Robert Filliou declared that Art was 1,000,000 years old on 17 January 1963, the date of his own 37th birthday. Filliou has been said to suggest that on 17 January 998037 BC, Art was born ‘when someone dropped a dry sponge into a bucket of water.’ A global network of artists and friends have since celebrated Filliou’s vision of undifferentiated ‘art’ and ‘creativity’ annually on this day. Art’s Birthday epitomises the capacity of the The Eternal Network for shared creativity and play, for the celebration of ‘art’ and ‘life’. This global event has also been a context for developments in networked art practice over the last fifty years. Local meetings of artists and friends across The Eternal Network have been connected through forms of conceptual, postal, fax, telecommunication and online art practice. It is then an important opportunity to maintain continuity with practices of the past while developing new creative strategies to our own times globally. Art’s Birthday is significant to this research in providing opportunity to research an unusually long-term annual networked art event involving a wide range of people, practices and media. It is also continues to offer a context for practice-based curatorial experimentation during the research period itself.

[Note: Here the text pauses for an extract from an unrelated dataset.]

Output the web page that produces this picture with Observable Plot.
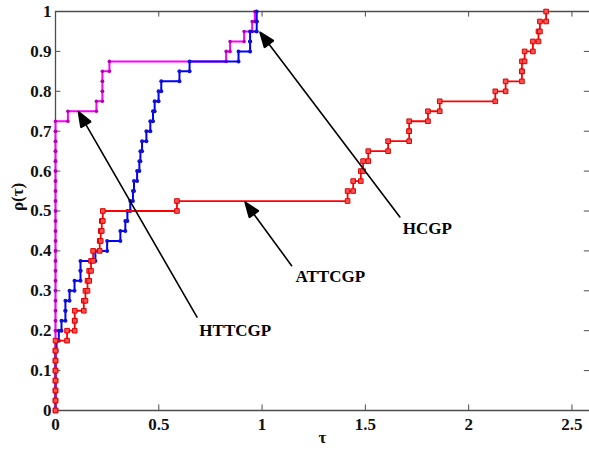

Art became 1,000,050 years old in 2013 according to Filliou’s historical declaration. Having participated in a range of different, mainly offline, ways in most years since 1996 I wanted to develop an approach to online participation in 2013 within the framework of my PhD research. Re-working existing video material, I decided to develop my basic web-building skills further so as not to rely upon social media as critiqued in my evaluation of the Decentralised Networker Congress. Able to circulate the link to via  in addition to Facebook and twitter publicity, I was able to reach the community of people celebrating the anniversary. I was able to incorporate a message board within my site design to have a log of responses. The site was an example of duration-specific curating in that it only went live from Wed, 16 Jan 2013, 10:00 GMT to Fri, 18 Jan, 11:00GMT so as to be accessible throughout 17 January 2013 wherever it happens in the world.

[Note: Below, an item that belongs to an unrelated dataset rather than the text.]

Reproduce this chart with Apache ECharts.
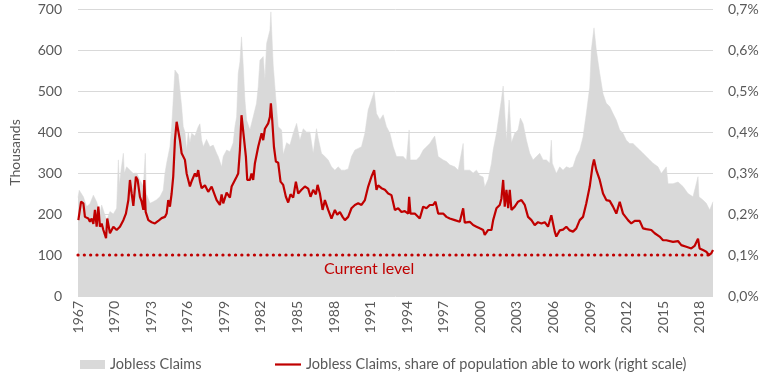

Why ‘Le Hunter Idéal’? Artist, poet, co-creator of La Fête Permanente (or, in non-equivalent English translation, The Eternal Network) and Le Poïpoïdrome amongst other things, Robert Filliou (17 Jan, 1926 – 2 Dec, 1987) wrote in Part Two of his ‘action poem’, Yes (1964):


As my name is Filliou, the title

of the poem is:


It is an action poem, and I am

going to perform it.

Its score is:

not deciding

not choosing

not wanting

not owning

aware of self

wide awake



Paris, 1964

An editorial note accompanies this in the 1967 publication ‘A Filliou Sampler’, (New York: Great Bear Pamphlet, Something Else Press. Available online at:

“It should be noted also, that the title given here names Filliou as “Le Filliou Ideal,” but this title should be changed to designate any adult male poet [sic]  who performs this work as “Le (name) Ideal.”

I performed this work – without great deliberation – originally to participate online and remotely throughout the network of artists celebrating the “Decentralized Networker Congress” (, November, 2012. At that point, it was entitled ‘Still Waiting in the Eternal Network”, yet, ‘Le Filliou Idéal’ was in the back of my mind somehow. I thought it appropriate to develop the online aspect of the performance more for the 2013 celebration of Art’s 1,000, 050th Birthday and rightfully recognize the work as having it roots in ‘Le Filliou Idéal’, now having re-named it as ‘Le Hunter Idéal’.


From the The Decentralised World-Wide Networker Congress I still liked the idea of the performance occurring for a specific length of time, only being accessible through the browser during 17 January 2013 wherever that happened to be in the world. I also still wished to create online presence from scratch, to avoid the aesthetics of Web 2.0, and thus needed to rely on my very rudimentary HTML skills acquired during the 90s and then undeveloped since. The aesthetic of the work is ugly, then, hampered by my limited ability but working materially with code in a do-it-yourself way seemed more important and useful to observe.

This event was also primarily useful in:

  • testing aspects of online curating over a specific duration;
  • exploring aspects of online crating as important preparation for the major ‘The All Day Video Breakfast’ event for Art’s Birthday 2014;
  • developing coding skills sufficiently to avoid over-reliance on social media;
  • building relationships with other network participants, in particular Barnaby Dicker who has celebrated Art’s Birthday annually and with whom I would collaborate in Art’s Birthday 2015.